Attribute types: dropdowns vs buttons vs swatches
WooCommerce supports attribute types: text, select, color swatch, image swatch (with plugins). Shopify's native variant UI shows options as:
- Dropdown selects by default
- Buttons: configured in Dawn and modern themes via settings
- Color swatches: requires theme support or an app (Swatches King, Variant Image Automator)
After migration, check how your variant selectors display. If you had color swatches in WooCommerce, you'll need a Shopify theme that supports color swatches or a swatch app to replicate that UX.
Handling "Any" variation attributes
WooCommerce allows setting variation attribute values to "Any" — meaning the variation applies to any value of that attribute. For example, a variation with Color = "Any" and Size = "XL" sets a price for all XL variants regardless of color.
Shopify doesn't have an equivalent "Any" concept — each variant is a specific combination of option values. During migration, "Any" attributes need to be expanded to explicit combinations.
Variable product migration checklist
- Audit all variable products for attribute count (flag any with 4+ attributes)
- Audit all variable products for variant count (flag any approaching or exceeding 100)

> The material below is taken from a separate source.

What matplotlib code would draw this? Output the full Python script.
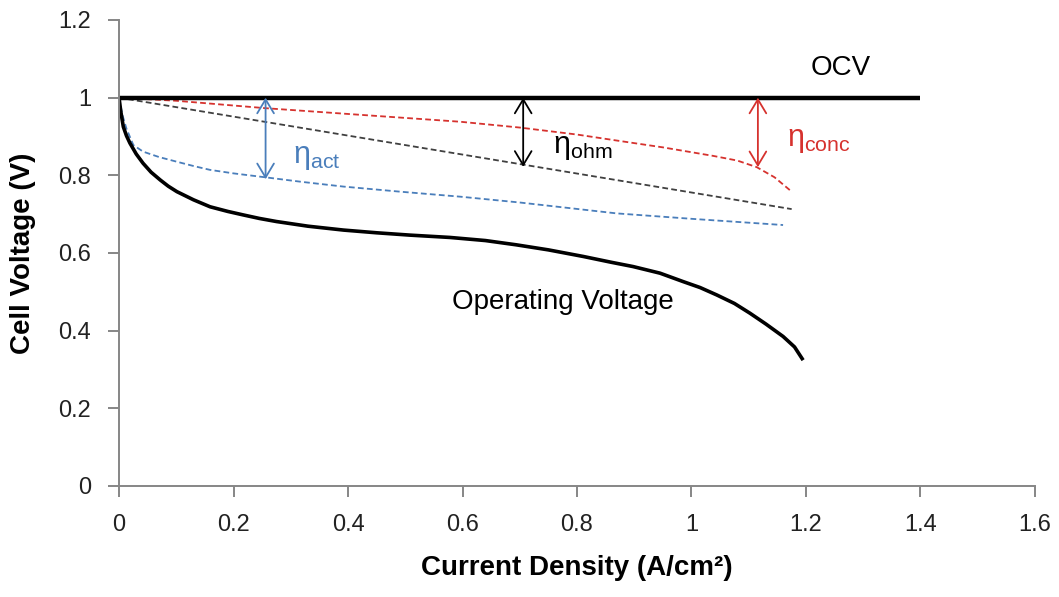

- Decide handling for 4+ attribute products: combine attributes, use metafields, or split products
- Decide handling for 100+ variant products: split into multiple products or remove low-selling variants
- Verify k-sync's validation errors for variable products in the product table
- After migration, verify variant images are assigned correctly (check color variant switching)
- Verify variant prices, SKUs, and inventory transferred correctly for a sample of products
- Check how variant selectors display in your theme (dropdowns vs buttons vs swatches)
- Install a swatch app if your WooCommerce store used color swatches and your theme doesn't support them natively
For most stores, variable product migration is straightforward — the WooCommerce attributes map cleanly to Shopify options. The 3-option/100-variant limit affects a minority of products in most catalogs, but it's worth auditing before migration to avoid surprises.